I am stuck at one specific part.
Setting
Let $\mathcal{P} = \langle a_1, \ldots, a_n\ |\ r_1, \ldots, r_m\rangle$ be a finite presentation for $Q$. This gives a short exact sequence of groups ${1 \to R \to F \to Q \to 1}$ where $F=F(a_1, \ldots, a_n)$ and $R=\langle\langle r_1, \ldots, r_m\rangle\rangle_F$ and a short exact sequence of profinite groups $$1 \to \overline R \to \widehat F \xrightarrow{\pi} \widehat Q \to 1,$$ where $\overline R$ is the closure of $R$ in $\widehat F$.

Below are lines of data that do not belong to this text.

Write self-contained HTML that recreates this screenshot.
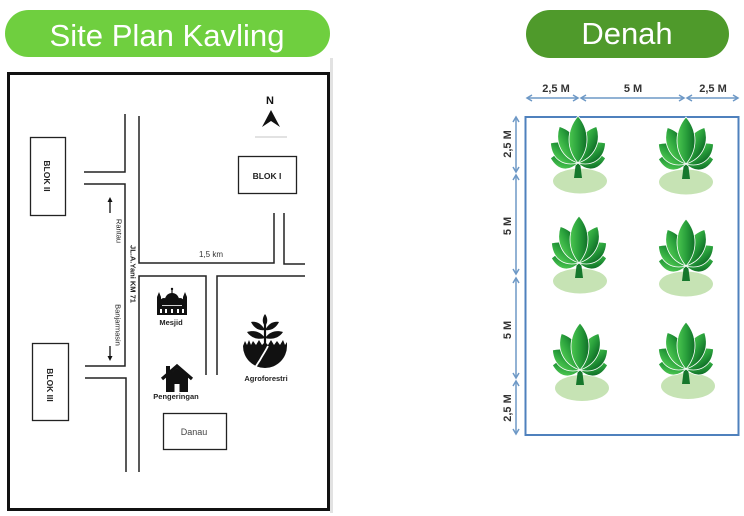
<!DOCTYPE html>
<html><head><meta charset="utf-8"><style>
html,body{margin:0;padding:0;background:#fff;}
svg{display:block;}
text{font-family:"Liberation Sans",Arial,sans-serif;}
</style></head><body>
<svg width="744" height="516" viewBox="0 0 744 516" xmlns="http://www.w3.org/2000/svg">
<defs>
  <linearGradient id="lg" x1="0" y1="0" x2="1" y2="0">
    <stop offset="0" stop-color="#4cc650"/>
    <stop offset="0.5" stop-color="#2aa13c"/>
    <stop offset="1" stop-color="#0f6e27"/>
  </linearGradient>
  <path id="lf1" d="M0,0 C11,-8 11,-19 0,-28 C-11,-19 -11,-8 0,0Z"/>
  <path id="lf2" d="M0,0 C12,-10 12,-24 0,-34 C-12,-24 -12,-10 0,0Z"/>
  <path id="lf3" d="M0,0 C12,-12 12,-29 0,-41 C-12,-29 -12,-12 0,0Z"/>
  <path id="lf4" d="M0,0 C12,-14 12,-33 0,-47 C-12,-33 -12,-14 0,0Z"/>
  <g id="tree">
    <path d="M-4,0 L4,0 L1.5,-20 L-1.5,-20Z" fill="#16782c"/>
    <g transform="translate(0,-15)" fill="url(#lg)" stroke="#fff" stroke-width="0.8">
      <use href="#lf1" transform="rotate(-80)"/>
      <use href="#lf1" transform="rotate(80)"/>
      <use href="#lf2" transform="rotate(-54)"/>
      <use href="#lf2" transform="rotate(54)"/>
      <use href="#lf3" transform="rotate(-27)"/>
      <use href="#lf3" transform="rotate(27)"/>
      <use href="#lf4"/>
    </g>
  </g>
</defs>

<!-- Title pills -->
<rect x="5" y="10" width="325" height="47" rx="23.5" fill="#6fcf3f"/>
<text x="167" y="46" font-size="31" fill="#fff" text-anchor="middle" textLength="235" lengthAdjust="spacingAndGlyphs">Site Plan Kavling</text>
<rect x="526" y="10" width="203" height="48" rx="24" fill="#4f9a2b"/>
<text x="627" y="44" font-size="31" fill="#fff" text-anchor="middle">Denah</text>

<!-- Site plan frame -->
<rect x="330" y="58" width="3" height="455" fill="#e2e2e2"/>
<rect x="8.5" y="73.5" width="320" height="436" fill="#fff" stroke="#111" stroke-width="3"/>

<!-- Roads -->
<g fill="none" stroke="#222" stroke-width="1.5">
  <polyline points="125,114 125,172 84,172"/>
  <polyline points="84,184 125,184 125,366 85,366"/>
  <polyline points="85,378 126,378 126,472"/>
  <polyline points="139,116 139,263 274,263 274,213"/>
  <polyline points="284,213 284,264 305,264"/>
  <polyline points="139,472 139,276 206,276 206,375"/>
  <polyline points="217,375 217,276 305,276"/>
</g>

<!-- North -->
<text x="270" y="104" font-size="11" font-weight="bold" text-anchor="middle" fill="#111">N</text>
<path d="M271,110 L280,127 L271,121 L262,127Z" fill="#111"/>
<line x1="255" y1="137" x2="287" y2="137" stroke="#d8d8d8" stroke-width="1.5"/>

<!-- Blocks -->
<rect x="30.5" y="137.5" width="35" height="78" fill="#fff" stroke="#222" stroke-width="1.3"/>
<text transform="translate(47,176) rotate(90)" font-size="8.5" font-weight="bold" text-anchor="middle" dy="3" fill="#222">BLOK II</text>
<rect x="238.5" y="156.5" width="58" height="37" fill="#fff" stroke="#222" stroke-width="1.3"/>
<text x="267" y="179" font-size="8.5" font-weight="bold" text-anchor="middle" fill="#222">BLOK I</text>
<rect x="32.5" y="343.5" width="36" height="77" fill="#fff" stroke="#222" stroke-width="1.3"/>
<text transform="translate(50,385) rotate(90)" font-size="8.5" font-weight="bold" text-anchor="middle" dy="3" fill="#222">BLOK III</text>
<rect x="163.5" y="413.5" width="63" height="36" fill="#fff" stroke="#222" stroke-width="1.3"/>
<text x="194" y="435" font-size="9" text-anchor="middle" fill="#444">Danau</text>

<!-- Road labels -->
<path d="M110,213 L110,200" stroke="#111" stroke-width="1.3"/>
<path d="M107.5,202 L110,197 L112.5,202Z" fill="#111"/>
<text transform="translate(119,231) rotate(90)" font-size="7.5" text-anchor="middle" dy="2.5" fill="#222">Rantau</text>
<text transform="translate(133,274) rotate(90)" font-size="7.5" font-weight="bold" text-anchor="middle" dy="2.5" fill="#222">JL.A.Yani KM 71</text>
<text transform="translate(118,325) rotate(90)" font-size="7.5" text-anchor="middle" dy="2.5" fill="#222">Banjarmasin</text>
<path d="M110,346 L110,358" stroke="#111" stroke-width="1.3"/>
<path d="M107.5,356 L110,361 L112.5,356Z" fill="#111"/>
<text x="211" y="257" font-size="8" text-anchor="middle" fill="#333">1,5 km</text>

<!-- Mosque -->
<g fill="#111">
  <rect x="157" y="303" width="30" height="12"/>
  <circle cx="172" cy="300" r="7"/>
  <rect x="171.4" y="288" width="1.2" height="6"/>
  <circle cx="172" cy="289" r="1.2"/>
  <circle cx="164" cy="302" r="4"/>
  <circle cx="180" cy="302" r="4"/>
  <rect x="157" y="297" width="4" height="18"/>
  <rect x="183" y="297" width="4" height="18"/>
  <path d="M157,297 L159,292 L161,297Z"/>
  <path d="M183,297 L185,292 L187,297Z"/>
</g>
<g fill="#fff">
  <rect x="160" y="309" width="2" height="4"/><rect x="165" y="309" width="2" height="4"/>
  <rect x="171" y="309" width="2" height="4"/><rect x="177" y="309" width="2" height="4"/>
  <rect x="182" y="309" width="2" height="4"/>
  <rect x="162" y="305" width="20" height="0.8"/>
</g>
<text x="171" y="325" font-size="7.5" font-weight="bold" text-anchor="middle" fill="#222">Mesjid</text>

<!-- House -->
<g>
  <rect x="166" y="366" width="4" height="8" fill="#111"/>
  <polyline points="162,379 177,366 192,379" fill="none" stroke="#111" stroke-width="3.2"/>
  <path d="M166,377 L177,368 L188,377 L188,392 L166,392Z" fill="#111"/>
  <rect x="174.5" y="384" width="5" height="8" fill="#fff"/>
</g>
<text x="176" y="399" font-size="7.5" font-weight="bold" text-anchor="middle" fill="#222">Pengeringan</text>

<!-- Agroforestri -->
<g>
  <path d="M243,346 A22,22 0 0,0 287,346Z" fill="#111"/>
  <path d="M243,346 L245,341 L247,345 L249,340 L251,345 L253,341 L256,345 L259,340 L262,345 L265,342 L268,345 L271,340 L274,345 L277,341 L280,345 L283,340 L285,345 L287,342 L287,346Z" fill="#111"/>
  <path d="M268,346 C265,352 262,356 260,360 C258,363 256,366 255,368" fill="none" stroke="#fff" stroke-width="1.8"/>
  <path d="M265,347 L265,320" stroke="#111" stroke-width="2.2"/>
  <path d="M265,314 C268,318 268,323 265,326 C262,323 262,318 265,314Z" fill="#111"/>
  <path d="M265,330 C261,323 256,321 251,322 C254,328 259,331 265,330Z" fill="#111"/>
  <path d="M265,330 C269,323 274,321 279,322 C276,328 271,331 265,330Z" fill="#111"/>
  <path d="M265,338 C260,331 253,330 247,332 C251,338 258,340 265,338Z" fill="#111"/>
  <path d="M265,338 C270,331 277,330 283,332 C279,338 272,340 265,338Z" fill="#111"/>
</g>
<text x="266" y="381" font-size="7.5" font-weight="bold" text-anchor="middle" fill="#222">Agroforestri</text>

<!-- Denah -->
<g fill="#333" font-size="11" font-weight="bold" text-anchor="middle">
  <text x="556" y="92">2,5 M</text>
  <text x="633" y="92">5 M</text>
  <text x="713" y="92">2,5 M</text>
  <text transform="translate(507,144) rotate(-90)" dy="4">2,5 M</text>
  <text transform="translate(507,226) rotate(-90)" dy="4">5 M</text>
  <text transform="translate(507,330) rotate(-90)" dy="4">5 M</text>
  <text transform="translate(507,408) rotate(-90)" dy="4">2,5 M</text>
</g>
<g fill="none" stroke="#6d98c6" stroke-width="1.5">
  <line x1="527" y1="98" x2="578" y2="98"/>
  <polyline points="532,95 527,98 532,101"/><polyline points="573,95 578,98 573,101"/>
  <line x1="581" y1="98" x2="684" y2="98"/>
  <polyline points="586,95 581,98 586,101"/><polyline points="679,95 684,98 679,101"/>
  <line x1="687" y1="98" x2="738" y2="98"/>
  <polyline points="692,95 687,98 692,101"/><polyline points="733,95 738,98 733,101"/>

  <line x1="516" y1="117" x2="516" y2="172"/>
  <polyline points="513,122 516,117 519,122"/><polyline points="513,167 516,172 519,167"/>
  <line x1="516" y1="175" x2="516" y2="274"/>
  <polyline points="513,180 516,175 519,180"/><polyline points="513,269 516,274 519,269"/>
  <line x1="516" y1="278" x2="516" y2="378"/>
  <polyline points="513,283 516,278 519,283"/><polyline points="513,373 516,378 519,373"/>
  <line x1="516" y1="381" x2="516" y2="434"/>
  <polyline points="513,386 516,381 519,386"/><polyline points="513,429 516,434 519,429"/>
</g>
<rect x="525.5" y="117" width="213" height="318" fill="#fff" stroke="#4f81bd" stroke-width="2"/>

<g fill="#c6e3b4">
  <ellipse cx="580" cy="181" rx="27" ry="12.5"/>
  <ellipse cx="686" cy="182" rx="27" ry="12.5"/>
  <ellipse cx="580" cy="281" rx="27" ry="12.5"/>
  <ellipse cx="686" cy="284" rx="27" ry="12.5"/>
  <ellipse cx="582" cy="388" rx="27" ry="13"/>
  <ellipse cx="688" cy="386" rx="27" ry="13"/>
</g>
<use href="#tree" transform="translate(578,178)"/>
<use href="#tree" transform="translate(686,179)"/>
<use href="#tree" transform="translate(579,278)"/>
<use href="#tree" transform="translate(686,281)"/>
<use href="#tree" transform="translate(580,385)"/>
<use href="#tree" transform="translate(686,384)"/>
</svg>
</body></html>
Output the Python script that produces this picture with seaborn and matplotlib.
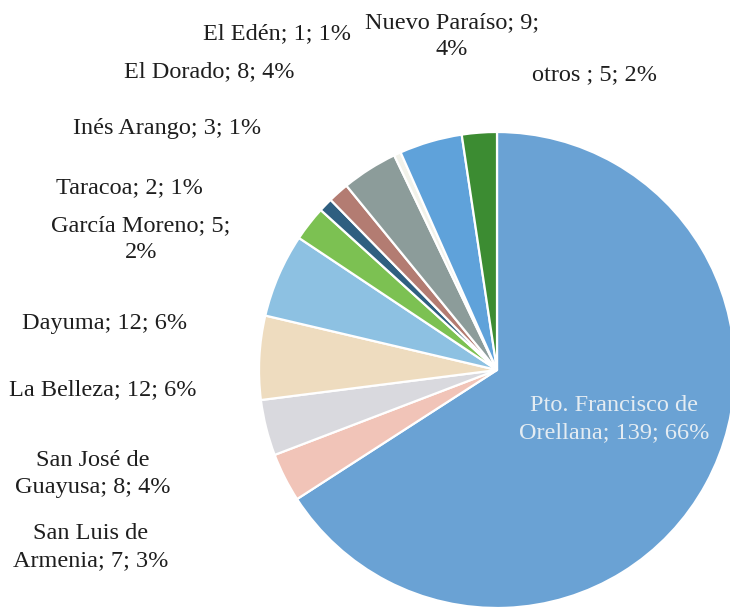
import matplotlib
matplotlib.use("Agg")
import matplotlib.pyplot as plt
import seaborn as sns

# parishes, in the order the slices run clockwise from 12 o'clock
parishes = [
    "Pto. Francisco de\nOrellana", "San Luis de\nArmenia", "San José de\nGuayusa",
    "La Belleza", "Dayuma", "García Moreno", "Taracoa", "Inés Arango",
    "El Dorado", "El Edén", "Nuevo Paraíso", "otros ",
]
counts = [139, 7, 8, 12, 12, 5, 2, 3, 8, 1, 9, 5]
percents = [66, 3, 4, 6, 6, 2, 1, 1, 4, 1, 4, 2]
slice_colors = [
    "#6aa2d4", "#f1c4b8", "#d9d9de", "#eedcbf", "#8dc1e2", "#7cc152",
    "#2f5f80", "#b37c72", "#8c9c9a", "#f2f2ea", "#5fa2da", "#3c8c32",
]

# label text layout (centre of each label, in pixels of the 730x610 image)
label_text = [
    "Pto. Francisco de\nOrellana; 139; 66%", "San Luis de\nArmenia; 7; 3%",
    "San José de\nGuayusa; 8; 4%", "La Belleza; 12; 6%", "Dayuma; 12; 6%",
    "García Moreno; 5;\n2%", "Taracoa; 2; 1%", "Inés Arango; 3; 1%",
    "El Dorado; 8; 4%", "El Edén; 1; 1%", "Nuevo Paraíso; 9;\n4%", "otros ; 5; 2%",
]
label_px = [
    (614, 419), (91, 547), (93, 474), (103, 390), (105, 323), (141, 239),
    (129, 188), (167, 128), (209, 72), (277, 34), (452, 36), (594, 75),
]

W, H = 730, 610
CX, CY, R = 497, 370, 238

sns.set_style("white")
plt.rcParams["font.family"] = ["Liberation Serif", "DejaVu Serif"]

fig = plt.figure(figsize=(W / 100, H / 100), dpi=100)
ax = fig.add_axes([(CX - R) / W, (H - CY - R) / H, 2 * R / W, 2 * R / H])

palette = sns.color_palette(slice_colors)
ax.pie(counts, colors=palette, startangle=90, counterclock=False, radius=1,
       wedgeprops=dict(edgecolor="white", linewidth=1.6), frame=False)
ax.set_xlim(-1, 1)
ax.set_ylim(-1, 1)
ax.set_aspect("equal")
ax.axis("off")

for i, (txt, (px, py)) in enumerate(zip(label_text, label_px)):
    x = (px - CX) / R
    y = (CY - py) / R
    color = "#e4ecf2" if i == 0 else "#1e1e1e"
    ax.text(x, y, txt, ha="center", va="center", fontsize=17.5,
            color=color, linespacing=1.4, clip_on=False)

fig.savefig("out.png", dpi=100, facecolor="white")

Also, $\mathcal{P}$ gives a map $d_2: C_2 \to C_1$ of free $\Z Q$-modules $C_2 = \bigoplus_{i=1}^m \Z Q\cdot R_i$ and $C_1 = \bigoplus_{i=1}^n \Z Q\cdot A_i$, coming from the cell complex of the universal cover $C_\mathcal{P} = \widetilde{K_\mathcal{P}}$ of the presentation $2$-complex $K_\mathcal{P}$. After applying functor $$\widehat\Z[[\widehat Q]] \otimes_{\Z[Q]}(-):\ \Z[Q]\text{-modules} \to \widehat\Z[[\widehat Q]]\text{-modules}$$ this gives us a map of free $\widehat\Z[[\widehat Q]]$-modules $\widehat d_2: \widehat C_2 \to \widehat C_1$. If the group $Q$ is residually finite, $\Z[Q]$ embeds into $\widehat\Z[[\widehat Q]]$, so $C_i$ embeds into $\widehat C_i$ and so $\widehat d_2$ is actually an extension of map $d_2$.
Specific problem
I am trying to prove the following statement.
Given a continuous homomorphism of $\widehat Z[[\widehat Q]]$-modules $f: \widehat C_2 \to M$ such that $f(X) = 0$ for all $X \in \ker \widehat d_2$, we can define a continuous homomorphism $g: \overline R \to M$ of profinite groups by setting $g: x r_i x^{-1} \mapsto f(\pi(x)\cdot R_i)$ for $i = 1, \ldots, m$ and $x \in F$ (and extending it continuously to all of $R$).
Why I believe this is true
This is essentially proving that for an $\widehat F$-module $M$ the map $$H^1(\overline R; M)^{\widehat F} \to H^2(\widehat Q; M^{\overline R})$$ coming from the spectral sequence is surjective.